It isn’t easy to find blood sausage, black bread and herring in Japan, but every year more than 100 people come together to cook a traditional Estonian meal in Tokyo.
Working at a hotel in Tallinn means that inevitably every guest who checks in will ask about the local food. “Can you recommend somewhere? Something Estonian? What is traditional Estonian food?” they all ask. Each and every one of them.
And herein lies the problem. Traditional Estonian food is not really Estonian at all, but a mix of German, Scandinavian and Russian… pork, potatoes, cabbage, fish and black bread. The basics – but, arguably, uninspiring stuff.
So it was somewhat surprising to read about a group of people in Japan who meet annually in December to cook Estonian food. The 100-strong Japan-Estonia Friendship Association recently paid a visit to Tallinn, and its secretary-general, Hideko Arai, kindly explained exactly why they love the nation’s cuisine.
How did you first come to eat Estonian food?
My first visit to Tallinn was in 1993. But I was too busy and concentrated on my task at that time as I took 78 choir children and teachers to have a concert with Ellerhein.
So I remember nothing about what I ate then. But some years later, I visited again and found Estonian foods to be simple and took advantage of the ingredients’ taste.
What is your favourite Estonian food?
I like potato with sour cream the best, leib (rye bread), dairy foods such as cheese, sour cream and yogurt, and smoked and marinated fish, and beer.
And is there anything you have eaten which you don’t like?
I don’t think I have. But I don’t like anything too sweet or too fatty.
How do you get hold of Estonian food and the ingredients you need to cook in Japan?
Unfortunately, it is difficult for us to get Estonian ingredients in Japan. There are only canned sardines, Nordic smoked sardines and some drinks… So we ask friends to send us things like bread and herring.
Other things that are difficult to import, such as meat and heavy bottled things, we use German imported ones.
For example, it was difficult to find blood sausage in Japan, we looked on the internet and found one meat substitute workshop, who sells German ones. So we used them.
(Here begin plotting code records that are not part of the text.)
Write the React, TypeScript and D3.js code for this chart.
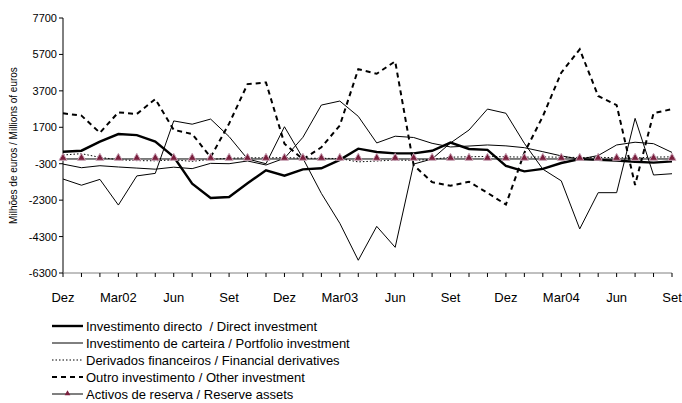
import React from "react";
import * as d3 from "d3";

const categories = [
  "Dez", "", "", "Mar02", "", "", "Jun", "", "", "Set", "", "",
  "Dez", "", "", "Mar03", "", "", "Jun", "", "", "Set", "", "",
  "Dez", "", "", "Mar04", "", "", "Jun", "", "", "Set",
];

const yTicks = [7700, 5700, 3700, 1700, -300, -2300, -4300, -6300];

const directInvestment = [
  360, 415, 910, 1330, 1270, 910, 85, -1400, -2180, -2130, -1375, -660,
  -960, -610, -550, -90, 525, 345, 270, 270, 410, 860, 510, 460,
  -420, -720, -580, -260, -50, -90, -130, -190, -240, -170,
];

const portfolioInvestment = [
  -1140, -1480, -1160, -2570, -970, -830, 2050, 1870, 2150, 1190, -40, -300,
  1730, 0, -1930, -3570, -5600, -3740, -4890, -320, -40, 840, 1550, 2700,
  2470, 820, -600, -1240, -3880, -1890, -1890, 2190, -920, -850,
];

const otherThin = [
  -320, -520, -410, -480, -540, -600, -490, -570, -280, -300, -150, -370,
  0, 1150, 2920, 3140, 2300, 840, 1210, 1140, 820, 620, 670, 730,
  680, 580, 360, 130, -50, 150, 730, 880, 800, 320,
];

const financialDerivatives = [
  180, 250, 50, -80, -130, -140, -90, -170, -60, 0, 30, 20,
  40, 0, 0, -20, -200, -150, -100, -120, -60, 60, 80, 100,
  80, 60, 70, 60, 40, 50, 30, 20, 60, 80,
];

const otherInvestment = [
  2470, 2340, 1400, 2520, 2430, 3250, 1560, 1330, 60, 1900, 4070, 4160,
  800, -60, 600, 1800, 4890, 4640, 5320, -380, -1310, -1510, -1290, -1900,
  -2540, 300, 2300, 4700, 5980, 3420, 2920, -1470, 2470, 2700,
];

const reserveAssets = [
  -40, -40, -40, -40, -40, -40, -40, -40, -40, -40, -40, -40,
  -40, -40, -40, -40, -40, -40, -40, -40, -40, -40, -40, -40,
  -40, -40, -40, -40, -40, -40, -40, -40, -40, -40,
];

const legendLabels = [
  "Investimento directo  / Direct investment",
  "Investimento de carteira / Portfolio investment",
  "Derivados financeiros / Financial derivatives",
  "Outro investimento / Other investment",
  "Activos de reserva / Reserve assets",
];

const W = 682;
const H = 403;
const FONT = "'Liberation Sans', Arial, sans-serif";

export default function App() {
  const x = d3.scaleLinear().domain([0, categories.length - 1]).range([63, 672]);
  const y = d3.scaleLinear().domain([-6300, 7700]).range([273, 18]);
  const line = d3
    .line<number>()
    .x((_, i) => x(i))
    .y((d) => y(d));

  const tri = d3.symbol().type(d3.symbolTriangle).size(28)() || "";

  const styles = [
    { stroke: "#000", width: 2.4, dash: undefined as string | undefined },
    { stroke: "#000", width: 1, dash: undefined },
    { stroke: "#000", width: 1, dash: "1.5,2" },
    { stroke: "#000", width: 2, dash: "5,4" },
    { stroke: "#000", width: 1, dash: undefined },
  ];

  const legendY = [326, 343, 360, 377, 394];

  return (
    <div style={{ position: "absolute", left: 0, top: 0 }}>
      <svg width={W} height={H} style={{ display: "block", background: "#fff" }}>
        {/* y axis */}
        <line x1={63} x2={63} y1={18} y2={273} stroke="#000" strokeWidth={1} />
        {yTicks.map((t) => (
          <g key={t}>
            <line x1={59} x2={63} y1={y(t)} y2={y(t)} stroke="#000" />
            <text
              x={57}
              y={y(t) + 4}
              textAnchor="end"
              fontFamily={FONT}
              fontSize={11}
              fill="#000"
            >
              {t}
            </text>
          </g>
        ))}
        <text
          transform={`translate(17,${(18 + 273) / 2}) rotate(-90)`}
          textAnchor="middle"
          fontFamily={FONT}
          fontSize={10}
          fill="#000"
        >
          Milhões de euros / Millions of euros
        </text>

        {/* x axis */}
        <line x1={63} x2={672} y1={273} y2={273} stroke="#808080" strokeWidth={1} />
        {categories.map((c, i) => (
          <g key={i}>
            <line x1={x(i)} x2={x(i)} y1={273} y2={277} stroke="#000" />
            {c && (
              <text
                x={x(i)}
                y={302}
                textAnchor="middle"
                fontFamily={FONT}
                fontSize={13}
                fill="#000"
              >
                {c}
              </text>
            )}
          </g>
        ))}

        {/* series */}
        <path d={line(reserveAssets) || ""} fill="none" stroke="#000" strokeWidth={1} />
        <path d={line(otherThin) || ""} fill="none" stroke="#000" strokeWidth={1} />
        <path d={line(portfolioInvestment) || ""} fill="none" stroke="#000" strokeWidth={1} />
        <path
          d={line(financialDerivatives) || ""}
          fill="none"
          stroke="#000"
          strokeWidth={1}
          strokeDasharray="1.5,2"
        />
        <path
          d={line(otherInvestment) || ""}
          fill="none"
          stroke="#000"
          strokeWidth={2}
          strokeDasharray="5,4"
        />
        <path d={line(directInvestment) || ""} fill="none" stroke="#000" strokeWidth={2.4} />
        {reserveAssets.map((v, i) => (
          <path
            key={i}
            d={tri}
            transform={`translate(${x(i)},${y(v) - 1})`}
            fill="#7a1f3d"
            stroke="#c9a3b6"
            strokeWidth={1}
          />
        ))}

        {/* legend */}
        {legendLabels.map((l, i) => (
          <g key={l}>
            <line
              x1={52}
              x2={83}
              y1={legendY[i]}
              y2={legendY[i]}
              stroke={styles[i].stroke}
              strokeWidth={styles[i].width}
              strokeDasharray={styles[i].dash}
            />
            {i === 4 && (
              <path
                d={d3.symbol().type(d3.symbolTriangle).size(14)() || ""}
                transform={`translate(67.5,${legendY[i] - 0.5})`}
                fill="#7a1f3d"
              />
            )}
            <text
              x={86}
              y={legendY[i] + 4.5}
              fontFamily={FONT}
              fontSize={13}
              fill="#000"
              style={{ whiteSpace: "pre" }}
            >
              {l}
            </text>
          </g>
        ))}
      </svg>
    </div>
  );
}
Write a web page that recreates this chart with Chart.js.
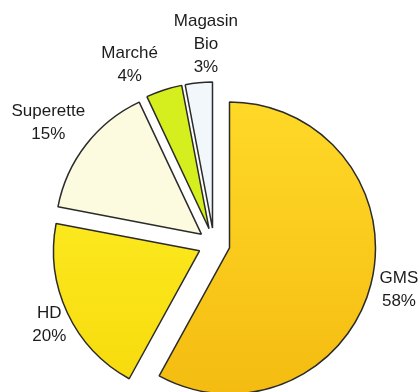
<!DOCTYPE html>
<html>
<head>
<meta charset="utf-8">
<script src="https://cdn.jsdelivr.net/npm/chart.js@4/dist/chart.umd.min.js"></script>
<style>
  html, body { margin: 0; padding: 0; background: #fff; }
  #wrap { width: 420px; height: 392px; position: relative; }
</style>
</head>
<body>
<div id="wrap"><canvas id="pie"></canvas></div>
<script>
// parts de marché par circuit de distribution
var categories = ['GMS', 'HD', 'Superette', 'Marché', 'Magasin Bio'];
var shares = [58, 20, 15, 4, 3];
var labelLines = [['GMS'], ['HD'], ['Superette'], ['Marché'], ['Magasin', 'Bio']];

// decalage des etiquettes (px) par rapport a leur position radiale
var labelNudge = [[-1, -2], [9, -1], [-14, -4], [-25, 3], [10, -9]];

var GAP = 16;      // eclatement des parts
var RADIUS = 146;

// couleurs haut / bas de chaque part
var fillTop = ['#FFD928', '#FFF22A', '#FCFBDF', '#D4EE1E', '#F1F7FB'];
var fillBottom = ['#F4BC10', '#F6DA0C', '#FCFBDF', '#D4EE1E', '#F1F7FB'];

function sliceFill(c) {
	var i = c.dataIndex;
	var area = c.chart.chartArea;
	if (!area || fillTop[i] === fillBottom[i]) return fillTop[i];
	var cy = (area.top + area.bottom) / 2;
	var g = c.chart.ctx.createLinearGradient(0, cy - RADIUS, 0, cy + RADIUS);
	g.addColorStop(0, fillTop[i]);
	g.addColorStop(1, fillBottom[i]);
	return g;
}

// dessine chaque part decalee le long de sa bissectrice
var explode = {
	id: 'explode',
	beforeDatasetDraw: function(chart, args) {
		var ctx = chart.ctx;
		args.meta.data.forEach(function(arc) {
			var mid = (arc.startAngle + arc.endAngle) / 2;
			ctx.save();
			ctx.translate(Math.cos(mid) * GAP, Math.sin(mid) * GAP);
			arc.draw(ctx);
			ctx.restore();
		});
		return false;
	}
};

var pieLabels = {
	id: 'pieLabels',
	afterDatasetsDraw: function(chart) {
		var ctx = chart.ctx;
		var arcs = chart.getDatasetMeta(0).data;
		ctx.save();
		ctx.font = '17px "Liberation Sans", Arial, sans-serif';
		ctx.fillStyle = '#1c1c1c';
		ctx.textAlign = 'center';
		ctx.textBaseline = 'middle';
		arcs.forEach(function(arc, i) {
			var mid = (arc.startAngle + arc.endAngle) / 2;
			var d = arc.outerRadius + GAP + 30;
			var x = arc.x + Math.cos(mid) * d + labelNudge[i][0];
			var y = arc.y + Math.sin(mid) * d + labelNudge[i][1];
			var lines = labelLines[i].concat([shares[i] + '%']);
			var lh = 23;
			var y0 = y - (lines.length - 1) * lh / 2;
			lines.forEach(function(t, k) {
				ctx.fillText(t, x, y0 + k * lh);
			});
		});
		ctx.restore();
	}
};

new Chart(document.getElementById('pie').getContext('2d'), {
	type: 'pie',
	data: {
		labels: categories,
		datasets: [{
			data: shares,
			backgroundColor: sliceFill,
			borderColor: '#2b2b2b',
			borderWidth: 1.5
		}]
	},
	options: {
		responsive: true,
		maintainAspectRatio: false,
		animation: false,
		radius: RADIUS,
		layout: { padding: { left: 8, top: 96, right: 0, bottom: 0 } },
		plugins: {
			legend: { display: false },
			tooltip: { enabled: false }
		},
		events: []
	},
	plugins: [explode, pieLabels]
});
</script>
</body>
</html>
How is the Estonian diet different from the Japanese diet?
The biggest difference must be in basic foods.
We eat rice and you eat rye bread and potato. We don’t use rice for salad but eat steamed rice as main staple diet every day. We eat bread, of course, but we eat western foods with steamed rice, too.
For 100 years, the Japanese cooks have imported many western foods and arranged catered them for Japanese taste, so western foods such as French, Italian, German, Russian, Northern European, etc are known in our everyday life.
The most important and typical Japanese diet difference from Estonian and other western diet is the base of taste.
We use fish and seaweed for soup stock, which is called dashi. We use this dashi for most of Japanese cuisine and season with shoyu (soy sauce) or miso (soy paste). We have lots of soy products and fermented foods. Among huge varieties of Japanese dish menu, sushi is just one of them.
How was the friendship society founded and who is involved in it?
There was this Estonian woman who married to a Japanese man, Yoichi Okada, in Kushiro city, Hokkaido, the northern island of Japan. Her name was Silje. They met in Tallinn and came to Japan after getting married in the 1970ies.
They spoke with each other in Russian, but in 1991, when Silje Okada saw the news of Estonia regaining independence on TV, she spoke Estonian with tears in her eyes for the first time.
Then her husband and his friends decided to start a friendship organisation. This is the very beginning of our association.
Unfortunately, Silje Okada passed away in 2007. So in 2010 the headquarters was moved to Tokyo and the current president, Tadahiko Yoshiko, succeeded the association activities.
We have welcomed huge numbers of important guests from Estonia and keep enjoying studying Estonia and also visit Tallinn for every Laulupidu (song festival).
All of our 100 members are fans of Estonia who have studied Estonian in a professional way, who came to love Estonia after visiting, who are choir singers, or who are wishing to visit someday.